Polskie kino było rozrywką tylko do roku 1939, później miało ogromny wpływ na życie społeczne i polityczne - mówi profesor Tadeusz Lubelski. Profesor Lubelski opowiada między innymi jak doszło do premiery filmu Kazimierza Kutza "Paciorki z jednego różańca". Wspomina, że żona sekretarza partii na Śląsku Zdzisława Grudnia po obejrzeniu tego filmu w gronie aktywu partyjnego rozpłakała się ze wzruszenia, co poruszyło sumienie jej męża. "Film o oporze jednostki przeciwko władzy, był jednym z tych, które prowadziły społeczeństwo do Sierpnia 80' roku" - ocenia profesor Tadeusz Lubelski.
"Historia kina polskiego Tadeusza Lubelskiego pokazuje, że nasze filmy w czasach PRL - u integrowały społeczeństwo - mówi Tadeusz Sobolewski - "Na filmy takie jak "Człowiek z marmuru" ustawiały się kolejki" dodaje krytyk.

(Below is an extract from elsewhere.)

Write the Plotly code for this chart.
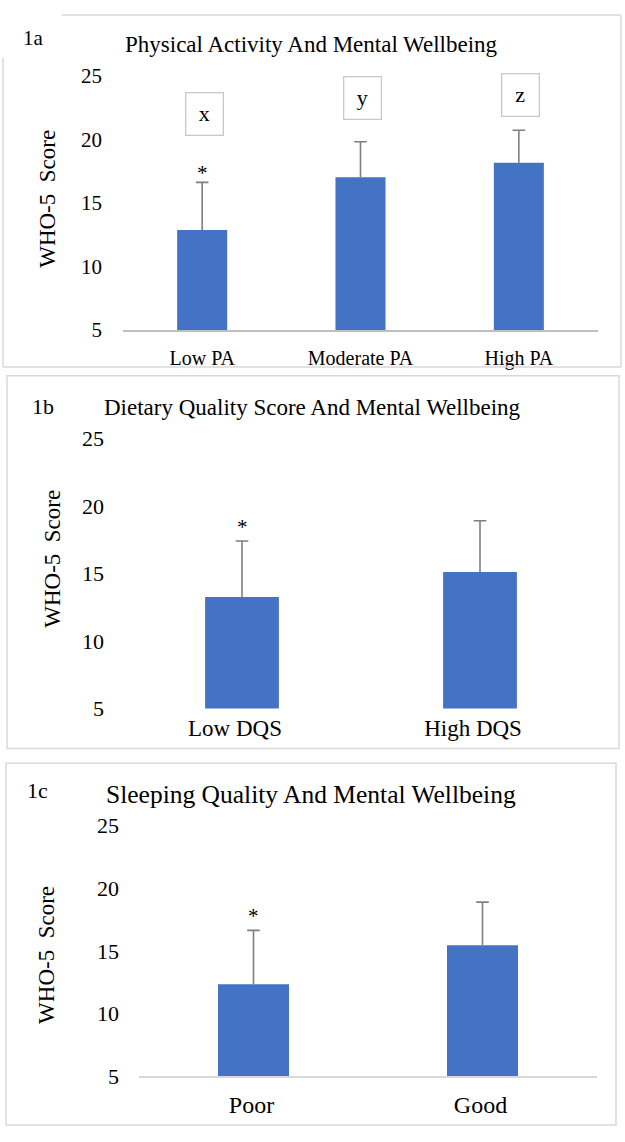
import plotly.graph_objects as go

# ---------------- data ----------------
pa_cats = ["Low PA", "Moderate PA", "High PA"]
pa_mean = [12.85, 17.0, 18.15]
pa_sd = [3.75, 2.8, 2.55]
pa_letters = ["x", "y", "z"]
pa_letter_y = [21.95, 23.2, 23.5]
pa_star_y = 17.3

dqs_cats = ["Low DQS", "High DQS"]
dqs_mean = [13.25, 15.1]
dqs_sd = [4.15, 3.8]
dqs_star_y = 18.45

sq_cats = ["Poor", "Good"]
sq_mean = [12.35, 15.45]
sq_sd = [4.3, 3.45]
sq_star_y = 17.8

y_ticks = [5, 10, 15, 20, 25]

# ---------------- style ----------------
W, H = 625, 1142
FONT = "Liberation Serif, Times New Roman, serif"
BAR = "#4472C4"
ERR = "#7f7f7f"
TXT = "#000000"
BORDER = "#d9d9d9"


def px(x):
    return x / W


def py(y):
    return 1 - y / H


fig = go.Figure()

panels = [
    dict(cats=pa_cats, mean=pa_mean, sd=pa_sd, star=pa_star_y, ax="", xd=(123, 598), yd=(325, 65),
         bw=0.316, xfs=20, xso=9, xsh=0, yfs=21, yso=20, line=True, linecol="#bfbfbf"),
    dict(cats=dqs_cats, mean=dqs_mean, sd=dqs_sd, star=dqs_star_y, ax="2", xd=(123, 599), yd=(712, 436),
         bw=0.31, xfs=23, xso=4, xsh=-7, yfs=22, yso=18, line=False, linecol=BORDER),
    dict(cats=sq_cats, mean=sq_mean, sd=sq_sd, star=sq_star_y, ax="3", xd=(139, 597), yd=(1088, 832),
         bw=0.31, xfs=24, xso=6, xsh=-2, yfs=22, yso=19, line=True, linecol=BORDER),
]

for p in panels:
    xa = "x" + p["ax"]
    ya = "y" + p["ax"]
    tops = [m + s for m, s in zip(p["mean"], p["sd"])]
    fig.add_trace(go.Bar(
        x=p["cats"], y=p["mean"], width=p["bw"], marker=dict(color=BAR, line=dict(width=0)),
        error_y=dict(type="data", symmetric=False, array=p["sd"], arrayminus=[0] * len(p["sd"]),
                     color=ERR, thickness=1.6, width=0),
        xaxis=xa, yaxis=ya, showlegend=False, hoverinfo="skip"))
    fig.add_trace(go.Scatter(
        x=p["cats"], y=tops, mode="markers",
        marker=dict(symbol="line-ew", size=9, line=dict(width=1.6, color=ERR)),
        xaxis=xa, yaxis=ya, showlegend=False, hoverinfo="skip"))
    fig.add_annotation(x=p["cats"][0], y=p["star"], xref=xa, yref=ya, text="*", showarrow=False,
                       xanchor="center", yanchor="middle",
                       font=dict(family=FONT, size=21, color=TXT))

    key = p["ax"]
    fig.layout["xaxis" + key] = dict(
        domain=[px(p["xd"][0]), px(p["xd"][1])], anchor=ya, showgrid=False, zeroline=False,
        showline=p["line"], linecolor=p["linecol"], linewidth=1.5,
        tickfont=dict(family=FONT, size=p["xfs"], color=TXT), ticks="",
        ticklabelstandoff=p["xso"], ticklabelshift=p["xsh"], fixedrange=True)
    fig.layout["yaxis" + key] = dict(
        domain=[py(p["yd"][0]), py(p["yd"][1])], anchor=xa, range=[5, 25], showgrid=False,
        zeroline=False, showline=False, tickvals=y_ticks, ticks="",
        tickfont=dict(family=FONT, size=p["yfs"], color=TXT), ticklabelstandoff=p["yso"],
        fixedrange=True)

# letter boxes in panel 1a
for c, l, yv in zip(pa_cats, pa_letters, pa_letter_y):
    fig.add_annotation(x=c, y=yv, xref="x", yref="y", text=l, showarrow=False, xshift=2,
                       xanchor="center", yanchor="middle",
                       font=dict(family=FONT, size=22, color=TXT), width=36, height=41,
                       bordercolor="#c8c8c8", borderwidth=1.3, borderpad=0, bgcolor="white")

# panel titles, labels, y titles
titles = [
    ("1a", 33, 27, 21, "Physical Activity And Mental Wellbeing", 311, 33, 23, 48, 191),
    ("1b", 43, 403, 22, "Dietary Quality Score And Mental Wellbeing", 312, 404, 23, 53, 559),
    ("1c", 37, 796, 22, "Sleeping Quality And Mental Wellbeing", 311, 800, 25.5, 47, 964),
]
for lab, lx, ly, lfs, t, tx, ty, tfs, yx, yy in titles:
    fig.add_annotation(x=px(lx), y=py(ly), xref="paper", yref="paper", text=lab, showarrow=False,
                       xanchor="center", yanchor="middle",
                       font=dict(family=FONT, size=lfs, color=TXT))
    fig.add_annotation(x=px(tx), y=py(ty), xref="paper", yref="paper", text=t, showarrow=False,
                       xanchor="center", yanchor="middle",
                       font=dict(family=FONT, size=tfs, color=TXT))
    fig.add_annotation(x=px(yx), y=py(yy), xref="paper", yref="paper", text="WHO-5  Score",
                       showarrow=False, textangle=-90, xanchor="center", yanchor="middle",
                       font=dict(family=FONT, size=23, color=TXT))

# panel frames (1a has its top-left corner open, as in the original)
frame_lines = [
    (62, 3, 621, 3), (3, 47, 3, 363), (621, 3, 621, 363), (3, 363, 621, 363),
]
for x0, y0, x1, y1 in frame_lines:
    fig.add_shape(type="line", xref="paper", yref="paper", x0=px(x0), x1=px(x1), y0=py(y0), y1=py(y1),
                  line=dict(color=BORDER, width=1.5))

borders = [(7, 372, 619, 753), (6, 768, 616, 1138)]
for x0, y0, x1, y1 in borders:
    fig.add_shape(type="rect", xref="paper", yref="paper", x0=px(x0), x1=px(x1), y0=py(y0), y1=py(y1),
                  line=dict(color=BORDER, width=1.5), fillcolor="rgba(0,0,0,0)")

fig.update_layout(width=W, height=H, margin=dict(l=0, r=0, t=0, b=0), paper_bgcolor="white",
                  plot_bgcolor="white", showlegend=False)
fig.write_html("out.html", config={"displayModeBar": False},
               post_script="document.body.style.margin='0px';document.body.style.overflow='hidden';")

Twórca "Człowieka z marmuru", Andrzej Wajda wspomina, że ci którzy tworzyli filmy i ci którzy je ogldali tworzyli rodzaj wspólnoty nadawczo-odbiorczej. "Czasy się zmieniły, twórcy filmowi i ich dzieła już nie odgrywają tak ważnej roli" - przyznaje Andrzej Wajda. Ale oglądanie filmów mogłoby na powrót stać się narodowa pasją Polaków, gdyby bilety były znacznie tańsze i było więcej sal kinowych - uważa Andrzej Wajda. Jego zdaniem kino powinno postawić na biednego widza, ponieważ widz zamożny szuka w kinie rozrywki, a film bywa dodatkiem do posiłku.